**Work to be completed**
Retype only the lines running from the line that contains "Convert this chart to Plotly code." to the line that contains "chi_g002 = [0.44, 0.36, 0.27, 0.21, 0.175, 0.165, 0.058, 0.030]", inclusive, and leave the pictures behind.

==== Given data ====

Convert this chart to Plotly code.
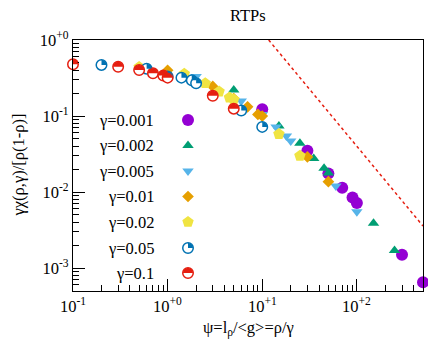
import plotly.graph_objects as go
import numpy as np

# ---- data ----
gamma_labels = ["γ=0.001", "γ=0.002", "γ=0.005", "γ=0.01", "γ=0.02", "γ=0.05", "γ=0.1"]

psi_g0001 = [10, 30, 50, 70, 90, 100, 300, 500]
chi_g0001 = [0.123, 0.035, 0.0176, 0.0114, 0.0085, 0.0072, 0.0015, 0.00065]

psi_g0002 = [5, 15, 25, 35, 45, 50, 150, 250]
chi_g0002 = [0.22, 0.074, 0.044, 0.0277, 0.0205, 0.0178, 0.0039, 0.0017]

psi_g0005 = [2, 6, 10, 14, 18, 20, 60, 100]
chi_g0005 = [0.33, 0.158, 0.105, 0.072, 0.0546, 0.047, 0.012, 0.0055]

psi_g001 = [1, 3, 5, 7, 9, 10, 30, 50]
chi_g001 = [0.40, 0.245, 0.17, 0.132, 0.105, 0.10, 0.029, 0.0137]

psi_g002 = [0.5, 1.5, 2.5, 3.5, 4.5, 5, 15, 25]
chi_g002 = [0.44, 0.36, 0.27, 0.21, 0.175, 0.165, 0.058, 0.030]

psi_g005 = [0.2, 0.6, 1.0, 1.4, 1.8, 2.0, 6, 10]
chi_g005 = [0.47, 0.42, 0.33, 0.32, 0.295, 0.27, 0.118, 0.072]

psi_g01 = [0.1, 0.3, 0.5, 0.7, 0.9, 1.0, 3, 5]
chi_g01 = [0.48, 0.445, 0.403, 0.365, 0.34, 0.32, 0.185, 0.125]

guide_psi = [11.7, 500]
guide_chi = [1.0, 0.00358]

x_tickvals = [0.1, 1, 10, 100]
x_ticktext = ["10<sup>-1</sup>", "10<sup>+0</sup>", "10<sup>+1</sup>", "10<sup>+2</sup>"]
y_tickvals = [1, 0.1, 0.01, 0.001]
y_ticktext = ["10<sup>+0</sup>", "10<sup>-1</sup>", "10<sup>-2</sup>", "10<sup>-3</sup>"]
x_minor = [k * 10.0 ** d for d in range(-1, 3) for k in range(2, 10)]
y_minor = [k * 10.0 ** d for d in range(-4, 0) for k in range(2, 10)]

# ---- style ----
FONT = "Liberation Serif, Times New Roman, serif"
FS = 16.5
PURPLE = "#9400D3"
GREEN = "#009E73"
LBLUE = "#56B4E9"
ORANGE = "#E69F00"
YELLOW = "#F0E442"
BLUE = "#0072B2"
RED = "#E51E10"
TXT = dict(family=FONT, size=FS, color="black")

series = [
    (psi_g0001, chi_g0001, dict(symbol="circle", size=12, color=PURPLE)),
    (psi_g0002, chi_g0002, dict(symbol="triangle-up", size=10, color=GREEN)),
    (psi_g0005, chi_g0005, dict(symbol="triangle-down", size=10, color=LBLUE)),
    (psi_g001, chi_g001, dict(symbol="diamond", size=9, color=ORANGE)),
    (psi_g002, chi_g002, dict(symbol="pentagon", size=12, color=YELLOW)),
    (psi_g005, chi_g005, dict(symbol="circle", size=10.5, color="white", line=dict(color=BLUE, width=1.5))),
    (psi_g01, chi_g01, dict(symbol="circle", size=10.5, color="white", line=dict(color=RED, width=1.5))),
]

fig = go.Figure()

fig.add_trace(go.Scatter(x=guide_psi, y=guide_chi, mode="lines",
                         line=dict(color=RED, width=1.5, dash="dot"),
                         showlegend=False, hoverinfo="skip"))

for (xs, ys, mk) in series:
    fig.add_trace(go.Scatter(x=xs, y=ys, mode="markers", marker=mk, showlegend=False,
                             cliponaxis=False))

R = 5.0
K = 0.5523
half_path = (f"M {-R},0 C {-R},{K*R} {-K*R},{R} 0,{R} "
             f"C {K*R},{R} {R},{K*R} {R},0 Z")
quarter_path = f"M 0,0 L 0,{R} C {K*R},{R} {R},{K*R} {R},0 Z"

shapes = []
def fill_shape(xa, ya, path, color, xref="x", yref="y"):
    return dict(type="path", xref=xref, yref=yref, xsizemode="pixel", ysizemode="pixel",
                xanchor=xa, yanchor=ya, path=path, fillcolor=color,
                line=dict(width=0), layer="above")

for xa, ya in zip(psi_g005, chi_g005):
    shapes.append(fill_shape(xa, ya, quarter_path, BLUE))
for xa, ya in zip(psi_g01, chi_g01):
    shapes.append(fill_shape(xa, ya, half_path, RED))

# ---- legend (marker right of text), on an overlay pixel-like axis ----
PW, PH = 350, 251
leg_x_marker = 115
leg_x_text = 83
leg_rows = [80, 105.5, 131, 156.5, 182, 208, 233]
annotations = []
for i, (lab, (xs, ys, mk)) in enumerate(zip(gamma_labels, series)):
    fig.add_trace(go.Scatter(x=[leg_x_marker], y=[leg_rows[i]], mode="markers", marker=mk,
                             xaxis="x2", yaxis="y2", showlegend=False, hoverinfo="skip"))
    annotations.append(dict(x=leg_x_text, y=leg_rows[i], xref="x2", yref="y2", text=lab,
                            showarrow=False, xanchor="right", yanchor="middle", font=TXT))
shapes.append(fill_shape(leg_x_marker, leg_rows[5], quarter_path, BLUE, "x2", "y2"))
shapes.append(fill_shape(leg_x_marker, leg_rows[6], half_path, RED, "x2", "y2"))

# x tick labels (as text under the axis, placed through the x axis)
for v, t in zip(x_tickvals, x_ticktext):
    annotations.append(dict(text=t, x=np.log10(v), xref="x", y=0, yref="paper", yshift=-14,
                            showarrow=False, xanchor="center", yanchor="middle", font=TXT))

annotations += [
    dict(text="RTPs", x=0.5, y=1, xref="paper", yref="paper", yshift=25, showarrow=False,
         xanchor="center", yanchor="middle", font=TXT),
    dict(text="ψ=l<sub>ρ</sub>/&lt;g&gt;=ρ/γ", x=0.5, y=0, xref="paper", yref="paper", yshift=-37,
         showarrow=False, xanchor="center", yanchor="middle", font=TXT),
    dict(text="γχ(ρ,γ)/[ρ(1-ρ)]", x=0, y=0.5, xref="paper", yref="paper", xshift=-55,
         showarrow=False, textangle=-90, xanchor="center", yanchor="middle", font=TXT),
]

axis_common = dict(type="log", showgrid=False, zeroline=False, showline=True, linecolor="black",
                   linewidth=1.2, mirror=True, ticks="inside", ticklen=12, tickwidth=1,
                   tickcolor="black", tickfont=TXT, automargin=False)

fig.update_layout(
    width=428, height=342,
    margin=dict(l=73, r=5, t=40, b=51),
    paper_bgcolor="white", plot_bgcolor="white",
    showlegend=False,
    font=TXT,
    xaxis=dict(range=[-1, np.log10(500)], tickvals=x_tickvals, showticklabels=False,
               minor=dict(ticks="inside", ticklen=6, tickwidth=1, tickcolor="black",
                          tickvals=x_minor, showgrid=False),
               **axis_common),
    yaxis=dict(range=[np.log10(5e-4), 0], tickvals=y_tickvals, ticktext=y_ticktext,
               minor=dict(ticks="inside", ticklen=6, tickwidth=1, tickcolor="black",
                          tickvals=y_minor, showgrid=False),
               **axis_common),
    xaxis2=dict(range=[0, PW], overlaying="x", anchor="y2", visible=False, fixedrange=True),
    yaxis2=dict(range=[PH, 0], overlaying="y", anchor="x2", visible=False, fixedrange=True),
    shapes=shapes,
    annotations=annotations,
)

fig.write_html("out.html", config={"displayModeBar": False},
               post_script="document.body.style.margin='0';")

====
==== Given data ====

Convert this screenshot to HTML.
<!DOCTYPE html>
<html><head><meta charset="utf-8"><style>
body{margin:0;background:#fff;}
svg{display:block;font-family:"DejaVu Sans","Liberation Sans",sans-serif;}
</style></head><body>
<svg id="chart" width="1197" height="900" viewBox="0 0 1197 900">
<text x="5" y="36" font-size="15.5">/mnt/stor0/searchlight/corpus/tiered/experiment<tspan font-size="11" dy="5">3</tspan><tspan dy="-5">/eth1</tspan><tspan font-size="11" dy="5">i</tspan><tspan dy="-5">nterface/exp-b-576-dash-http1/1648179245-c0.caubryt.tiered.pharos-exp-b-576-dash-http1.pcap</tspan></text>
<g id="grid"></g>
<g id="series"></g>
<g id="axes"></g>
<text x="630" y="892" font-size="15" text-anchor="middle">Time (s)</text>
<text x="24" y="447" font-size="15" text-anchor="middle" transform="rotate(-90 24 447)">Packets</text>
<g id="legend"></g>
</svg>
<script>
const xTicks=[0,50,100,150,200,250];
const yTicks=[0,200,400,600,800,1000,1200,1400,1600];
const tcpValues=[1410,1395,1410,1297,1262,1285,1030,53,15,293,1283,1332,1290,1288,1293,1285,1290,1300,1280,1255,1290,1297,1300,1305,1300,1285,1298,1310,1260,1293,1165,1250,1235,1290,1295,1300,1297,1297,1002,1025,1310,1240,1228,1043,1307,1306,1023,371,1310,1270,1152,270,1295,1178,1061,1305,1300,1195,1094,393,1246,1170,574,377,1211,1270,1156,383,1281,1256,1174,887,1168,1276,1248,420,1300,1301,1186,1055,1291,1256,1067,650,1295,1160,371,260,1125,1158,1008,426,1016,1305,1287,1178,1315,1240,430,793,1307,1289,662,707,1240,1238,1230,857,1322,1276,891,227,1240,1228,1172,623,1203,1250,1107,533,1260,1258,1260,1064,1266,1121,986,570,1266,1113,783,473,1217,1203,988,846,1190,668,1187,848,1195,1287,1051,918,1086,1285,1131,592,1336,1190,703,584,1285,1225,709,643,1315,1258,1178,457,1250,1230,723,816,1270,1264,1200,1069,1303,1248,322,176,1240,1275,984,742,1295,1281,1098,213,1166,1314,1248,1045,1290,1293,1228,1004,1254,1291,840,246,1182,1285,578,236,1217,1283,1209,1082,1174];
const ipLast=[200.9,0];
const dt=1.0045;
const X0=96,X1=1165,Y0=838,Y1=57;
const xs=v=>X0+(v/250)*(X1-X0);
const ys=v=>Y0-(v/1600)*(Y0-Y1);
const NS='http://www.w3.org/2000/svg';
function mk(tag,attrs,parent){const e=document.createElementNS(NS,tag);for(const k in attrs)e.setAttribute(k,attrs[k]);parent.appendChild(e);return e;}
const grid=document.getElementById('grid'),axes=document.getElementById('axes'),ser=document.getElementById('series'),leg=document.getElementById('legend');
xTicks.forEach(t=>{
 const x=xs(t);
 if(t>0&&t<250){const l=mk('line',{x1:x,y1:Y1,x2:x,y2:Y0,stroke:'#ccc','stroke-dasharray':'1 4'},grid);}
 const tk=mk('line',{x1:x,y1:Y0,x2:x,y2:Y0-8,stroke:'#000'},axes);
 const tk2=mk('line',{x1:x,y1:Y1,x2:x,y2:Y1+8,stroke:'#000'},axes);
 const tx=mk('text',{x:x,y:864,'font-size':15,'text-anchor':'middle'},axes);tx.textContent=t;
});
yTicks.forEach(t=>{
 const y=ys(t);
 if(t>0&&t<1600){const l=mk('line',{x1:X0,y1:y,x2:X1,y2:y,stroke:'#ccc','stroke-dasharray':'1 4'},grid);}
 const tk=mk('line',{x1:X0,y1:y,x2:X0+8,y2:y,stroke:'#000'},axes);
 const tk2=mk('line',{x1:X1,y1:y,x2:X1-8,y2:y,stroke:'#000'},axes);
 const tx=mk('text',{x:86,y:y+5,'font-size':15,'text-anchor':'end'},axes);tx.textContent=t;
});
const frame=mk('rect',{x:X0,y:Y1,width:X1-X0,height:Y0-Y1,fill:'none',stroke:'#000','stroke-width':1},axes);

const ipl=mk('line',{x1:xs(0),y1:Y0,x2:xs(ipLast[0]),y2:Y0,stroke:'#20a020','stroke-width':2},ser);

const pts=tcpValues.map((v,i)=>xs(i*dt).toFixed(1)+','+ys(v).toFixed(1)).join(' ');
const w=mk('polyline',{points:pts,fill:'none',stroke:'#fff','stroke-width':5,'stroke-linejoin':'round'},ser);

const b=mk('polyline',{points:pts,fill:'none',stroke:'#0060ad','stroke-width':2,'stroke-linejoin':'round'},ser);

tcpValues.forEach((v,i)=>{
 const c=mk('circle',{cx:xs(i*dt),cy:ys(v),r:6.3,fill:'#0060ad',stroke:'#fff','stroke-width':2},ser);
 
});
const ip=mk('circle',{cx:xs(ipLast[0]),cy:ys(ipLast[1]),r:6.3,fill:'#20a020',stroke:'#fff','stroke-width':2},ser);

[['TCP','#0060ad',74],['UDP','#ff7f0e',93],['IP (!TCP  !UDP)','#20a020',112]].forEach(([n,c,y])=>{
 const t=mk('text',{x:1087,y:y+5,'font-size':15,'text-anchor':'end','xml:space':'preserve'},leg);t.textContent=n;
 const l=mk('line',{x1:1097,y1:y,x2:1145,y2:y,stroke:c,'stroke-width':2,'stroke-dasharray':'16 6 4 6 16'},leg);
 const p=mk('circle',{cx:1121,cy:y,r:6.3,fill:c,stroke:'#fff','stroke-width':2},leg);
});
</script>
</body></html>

====

**Full solution**
Convert this chart to Plotly code.
import plotly.graph_objects as go
import numpy as np

# ---- data ----
gamma_labels = ["γ=0.001", "γ=0.002", "γ=0.005", "γ=0.01", "γ=0.02", "γ=0.05", "γ=0.1"]

psi_g0001 = [10, 30, 50, 70, 90, 100, 300, 500]
chi_g0001 = [0.123, 0.035, 0.0176, 0.0114, 0.0085, 0.0072, 0.0015, 0.00065]

psi_g0002 = [5, 15, 25, 35, 45, 50, 150, 250]
chi_g0002 = [0.22, 0.074, 0.044, 0.0277, 0.0205, 0.0178, 0.0039, 0.0017]

psi_g0005 = [2, 6, 10, 14, 18, 20, 60, 100]
chi_g0005 = [0.33, 0.158, 0.105, 0.072, 0.0546, 0.047, 0.012, 0.0055]

psi_g001 = [1, 3, 5, 7, 9, 10, 30, 50]
chi_g001 = [0.40, 0.245, 0.17, 0.132, 0.105, 0.10, 0.029, 0.0137]

psi_g002 = [0.5, 1.5, 2.5, 3.5, 4.5, 5, 15, 25]
chi_g002 = [0.44, 0.36, 0.27, 0.21, 0.175, 0.165, 0.058, 0.030]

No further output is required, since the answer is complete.